Over the next seven races, Johnson slashed that deficit to shreds, winning his first championship.
So for the likes of Kevin Harvick, Jeff Gordon and Greg Biffle, there’s a precedent for major comebacks. Over? Nothing is over until they decide it is. Was it over when the Germans bombed Pearl Harbor? Heck no.
A look at the aforementioned three, and how their prospects look at Kansas…
Kevin Harvick: Currently 39 points behind leader Matt Kenseth, Harvick has yet to score a win at Kansas. He has six top 10s at Kansas, but only one top five (a third in 2010).
Jeff Gordon: Currently 39 points behind Kenseth, Gordon won the first two NSCS races ever held at Kansas, in 2001-02. More recently, his results have dipped, with only one top 10 in the last four races.
Greg Biffle: Of the three, Biffle is probably the favorite to take home the Kansas trophy. Currently 41 points behind Kenseth, Biffle has two wins at Kansas, as well as seven top fives and nine top 10s.
 
Spoilers Sporting K.C. Swagger
Throughout the Chase’s nine-year history, Kansas Speedway has often offered a welcome opportunity for non-Chase drivers to enter back into the spotlight.
Joe Nemechek boasts the title as “first-ever spoiler,” becoming the first non-Chaser to win a Chase race – at Kansas Speedway in 2004. The trend continued in 2006 and 2007, with Kansas Chase victories by Tony Stewart and Greg Biffle, respectively.
So we may be in store for a surprise this Sunday in Kansas – but the odds remain heavily in favor of Chasers going 4-for-4 to open the Chase. For one, it’s been almost two years since a spoiler won a Chase race. The last came at Phoenix in November of 2011, when Kasey Kahne won while driving for Red Bull Racing. And secondly, Chase competitors are dominating in an unprecedented fashion. At Dover last Sunday, Chase drivers made up the entire top-10 – the first time in Chase history that has happened.
But two names, in particular, could play the spoiler role on Sunday: Brad Keselowski and Denny Hamlin.

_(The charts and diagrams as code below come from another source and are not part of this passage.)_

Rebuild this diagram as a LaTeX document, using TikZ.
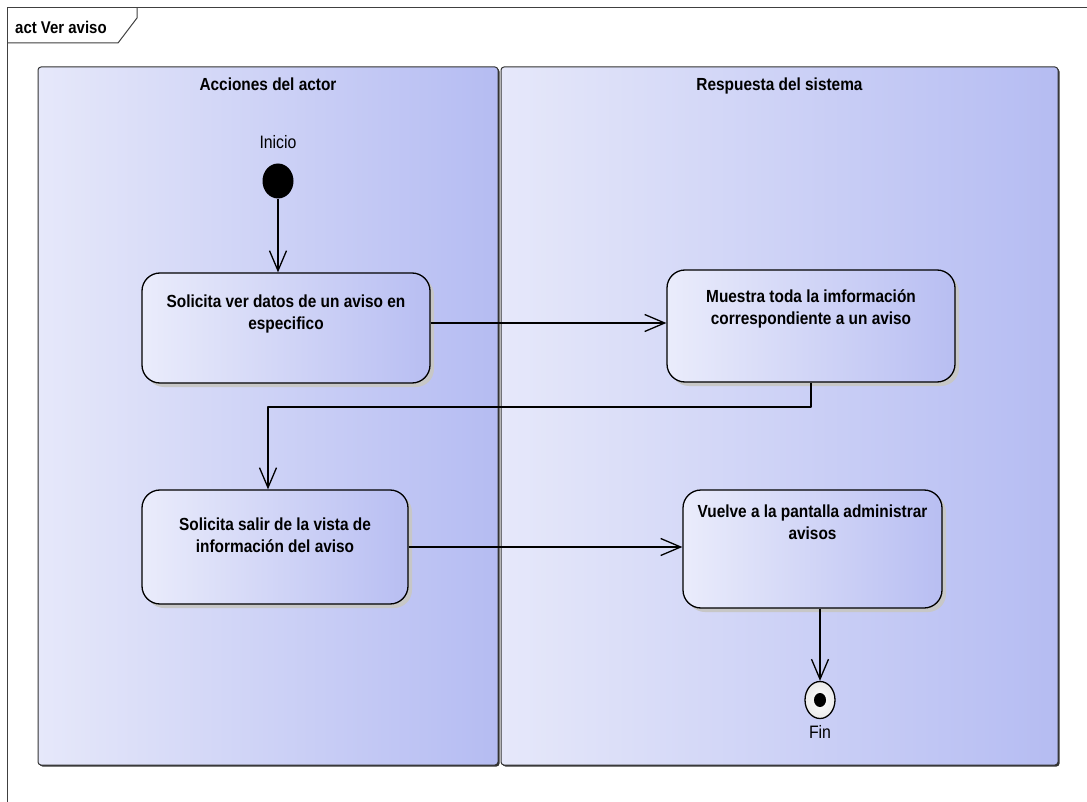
\documentclass[tikz,border=0pt]{standalone}
\usepackage{fontspec}
\setmainfont{Liberation Sans}[FakeStretch=0.88]
\usetikzlibrary{arrows.meta,positioning,shapes.geometric,shadows}
\definecolor{laneclaro}{RGB}{230,232,250}
\definecolor{laneoscuro}{RGB}{181,188,242}
\definecolor{cajaclaro}{RGB}{234,236,251}
\definecolor{cajaoscuro}{RGB}{184,190,242}
% texto de una accion: ancho, alto, margen superior, texto
\newcommand{\acttxt}[4]{\parbox[c][#2pt][t]{#1pt}{\centering\vspace*{#3pt}#4}}

\begin{document}
\begin{tikzpicture}[x=1pt,y=-1pt,line join=round,>={Straight Barb[length=20pt,width=17pt]}]
	\tikzset{
		marco/.style={draw=black!75,line width=1pt},
		lane/.style={draw=black!80,line width=1pt,rounded corners=3pt,inner sep=0pt,
			left color=laneclaro,right color=laneoscuro,
			drop shadow={shadow xshift=1.5pt,shadow yshift=-1.5pt,fill=black!80,opacity=1}},
		actbox/.style={draw=black,line width=1.3pt,rounded corners=18pt,inner sep=0pt,
			left color=cajaclaro,right color=cajaoscuro,
			drop shadow={shadow xshift=4pt,shadow yshift=-4pt,fill=black!22,opacity=1},
			font=\bfseries\fontsize{17.5}{22}\selectfont},
		titulo/.style={inner sep=0pt,anchor=base,font=\bfseries\fontsize{17.5}{22}\selectfont},
		etiqueta/.style={inner sep=0pt,font=\fontsize{18}{20}\selectfont},
		nodoini/.style={ellipse,fill=black,minimum width=31pt,minimum height=35pt,inner sep=0pt},
		nodofin/.style={ellipse,draw=black,line width=1.3pt,inner color=white,outer color=black!8,
			minimum width=30pt,minimum height=37pt,inner sep=0pt,
			path picture={\fill[black] (path picture bounding box.center) ellipse (6pt and 7pt);}},
		flujo/.style={->,line width=1.3pt}
	}
	\useasboundingbox (0,0) rectangle (1087,802);
	\fill[white] (0,0) rectangle (1087,802);
	% marco del diagrama
	\draw[marco] (1087,8) -- (7,8) -- (7,802);
	\draw[marco] (7,43) -- (118,43) -- (137,18) -- (137,8);
	\node[inner sep=0pt,anchor=base west,font=\bfseries\fontsize{17}{20}\selectfont] (nombre) at (15,33.5) {act Ver aviso};
	% calles
	\node[lane,minimum width=460pt,minimum height=698pt] (actor) at (268,416) {};
	\node[lane,minimum width=557pt,minimum height=698pt] (sistema) at (779.5,416) {};
	\node[titulo] (tituloActor) at ([yshift=-24.5pt]actor.north) {Acciones del actor};
	\node[titulo] (tituloSistema) at ([yshift=-24.5pt]sistema.north) {Respuesta del sistema};
	% nodos
	\node[nodoini] (ini) at (278,181) {};
	\node[etiqueta,above=14.5pt of ini] (iniTxt) {Inicio};
	\node[actbox] (solicita) at (286,328) {\acttxt{288}{110}{22}{Solicita ver datos de un aviso en\\ especifico}};
	\node[actbox] (muestra) at (811,326) {\acttxt{288}{112}{20}{Muestra toda la imformación\\ correspondiente a un aviso}};
	\node[actbox] (salir) at (275,547) {\acttxt{266}{114}{28}{Solicita salir de la vista de\\ información del aviso}};
	\node[actbox] (vuelve) at (812.5,549) {\acttxt{259}{118}{15}{Vuelve a la pantalla administrar\\ avisos}};
	\node[nodofin] (fin) at (820,700) {};
	\node[etiqueta,below=6pt of fin] (finTxt) {Fin};
	% flujos
	\coordinate (codo) at (268,407);
	\draw[flujo] (ini) -- (ini |- solicita.north);
	\draw[flujo] ([yshift=5pt]solicita.east) -- ([yshift=5pt]solicita.east -| muestra.west);
	\draw[flujo] (muestra.south) |- (codo) -- (codo |- salir.north);
	\draw[flujo] (salir.east) -- (salir.east -| vuelve.west);
	\draw[flujo] (vuelve.south -| fin) -- (fin);
\end{tikzpicture}
\end{document}
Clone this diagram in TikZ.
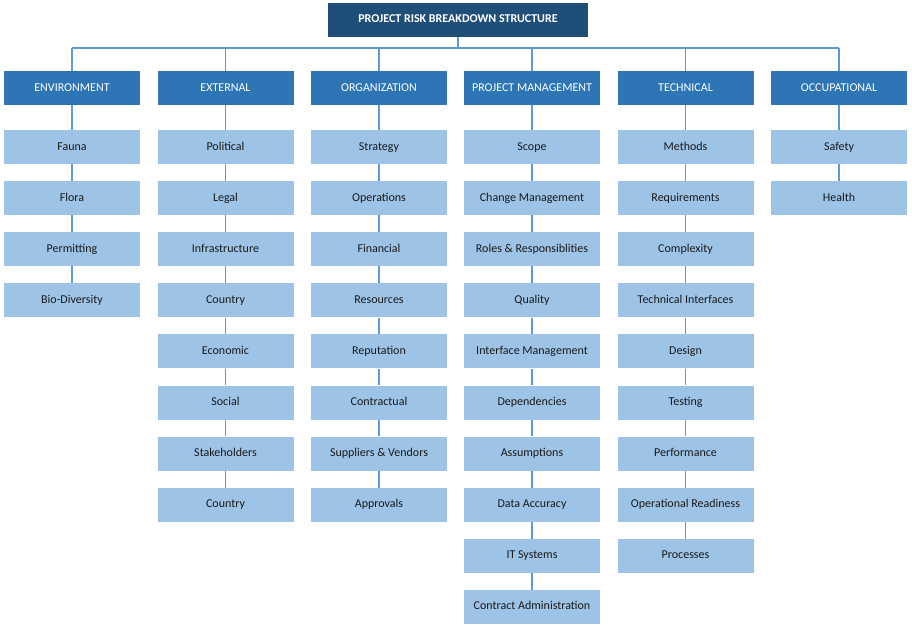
\documentclass[tikz,border=0pt]{standalone}
\usepackage{fontspec}
\setmainfont{Carlito}
\definecolor{navy}{HTML}{1F4E79}
\definecolor{catblue}{HTML}{2E75B6}
\definecolor{itemblue}{HTML}{9DC3E6}
\definecolor{lineblue}{HTML}{5B9BD5}
\definecolor{txt}{HTML}{1A1A1A}
\begin{document}
\begin{tikzpicture}[x=1pt,y=-1pt,
  boxbase/.style={minimum width=136pt,minimum height=34pt,inner sep=0pt,text height=8.6pt,text depth=2.6pt},
  titlebox/.style={boxbase,fill=navy,text=white,font=\fontsize{12}{14}\selectfont\bfseries,minimum width=260pt},
  catbox/.style={boxbase,fill=catblue,text=white,font=\fontsize{12}{14}\selectfont},
  itembox/.style={boxbase,fill=itemblue,text=txt,font=\fontsize{12}{14}\selectfont},
  conn/.style={draw=lineblue,line width=1.1pt}]
\useasboundingbox (0,0) rectangle (912,629);
\node[titlebox] (top) at (458,19.5) {PROJECT RISK BREAKDOWN STRUCTURE};
\coordinate (bus) at (458,48);
\def\cy{88}
\node[catbox] (c1) at (72,\cy) {ENVIRONMENT};
\node[catbox] (c2) at (225.5,\cy) {EXTERNAL};
\node[catbox] (c3) at (379,\cy) {ORGANIZATION};
\node[catbox] (c4) at (532,\cy) {PROJECT MANAGEMENT};
\node[catbox] (c5) at (685.5,\cy) {TECHNICAL};
\node[catbox] (c6) at (839,\cy) {OCCUPATIONAL};
\coordinate (b1) at (72,48);
\coordinate (b6) at (839,48);
\draw[conn] (top.south) -- (bus);
\draw[conn] (b1) -- (b6);
\foreach \i in {1,...,6}{\draw[conn] (c\i.north |- bus) -- (c\i.north);}
% items
\newcommand{\col}[3]{%
  \foreach \t [count=\k] in {#3}{%
    \pgfmathsetmacro{\yy}{147+51.1*(\k-1)}
    \node[itembox] (#1-\k) at (#2,\yy) {\t};
  }}
\col{e}{72}{Fauna,Flora,Permitting,Bio-Diversity}
\col{x}{225.5}{Political,Legal,Infrastructure,Country,Economic,Social,Stakeholders,Country}
\col{o}{379}{Strategy,Operations,Financial,Resources,Reputation,Contractual,Suppliers \& Vendors,Approvals}
\col{p}{532}{Scope,Change Management,Roles \& Responsiblities,Quality,Interface Management,Dependencies,Assumptions,Data Accuracy,IT Systems,Contract Administration}
\col{t}{685.5}{Methods,Requirements,Complexity,Technical Interfaces,Design,Testing,Performance,Operational Readiness,Processes}
\col{s}{839}{Safety,Health}
\draw[conn] (c1.south) -- (e-1.north);
\foreach \k [evaluate=\k as \n using int(\k+1)] in {1,...,3}{\draw[conn] (e-\k.south) -- (e-\n.north);}
\draw[conn] (c2.south) -- (x-1.north);
\foreach \k [evaluate=\k as \n using int(\k+1)] in {1,...,7}{\draw[conn] (x-\k.south) -- (x-\n.north);}
\draw[conn] (c3.south) -- (o-1.north);
\foreach \k [evaluate=\k as \n using int(\k+1)] in {1,...,7}{\draw[conn] (o-\k.south) -- (o-\n.north);}
\draw[conn] (c4.south) -- (p-1.north);
\foreach \k [evaluate=\k as \n using int(\k+1)] in {1,...,9}{\draw[conn] (p-\k.south) -- (p-\n.north);}
\draw[conn] (c5.south) -- (t-1.north);
\foreach \k [evaluate=\k as \n using int(\k+1)] in {1,...,8}{\draw[conn] (t-\k.south) -- (t-\n.north);}
\draw[conn] (c6.south) -- (s-1.north);
\draw[conn] (s-1.south) -- (s-2.north);
\end{tikzpicture}
\end{document}
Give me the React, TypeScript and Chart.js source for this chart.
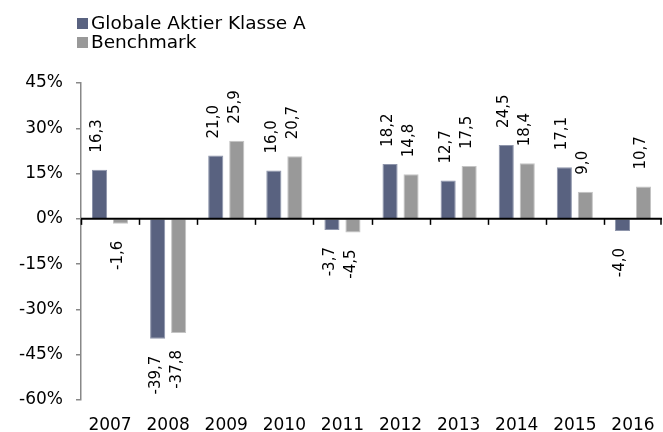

Hamlin, who missed the spring Kansas race with a back injury, won at the 1.5-mile track in 2012, and has three top five finishes there in the last six races. Keselowski won at Kansas in 2011, and has finished in the top 10 at Kansas in four of the last five races.
 
NASCAR Sprint Cup Series Etc.
Justin Allgaier, currently sixth in NASCAR Nationwide Series points, will make his second career NASCAR Sprint Cup Series start his weekend at Kansas in the No. 51 Phoenix Racing Chevrolet. He finished 27th in his first start, at Chicagoland Speedway in September. … Kyle Larson, currently ninth in NASCAR Nationwide points, will make his NASCAR Sprint Cup  debut the No. 51 Chevrolet at Charlotte Motor Speedway on Oct. 12. In addition, he will run the NSCS race in Martinsville on Oct. 27.  In August, EGR announced that Larson would take over the reins of the No. 42 Target Chevy SS beginning in 2014.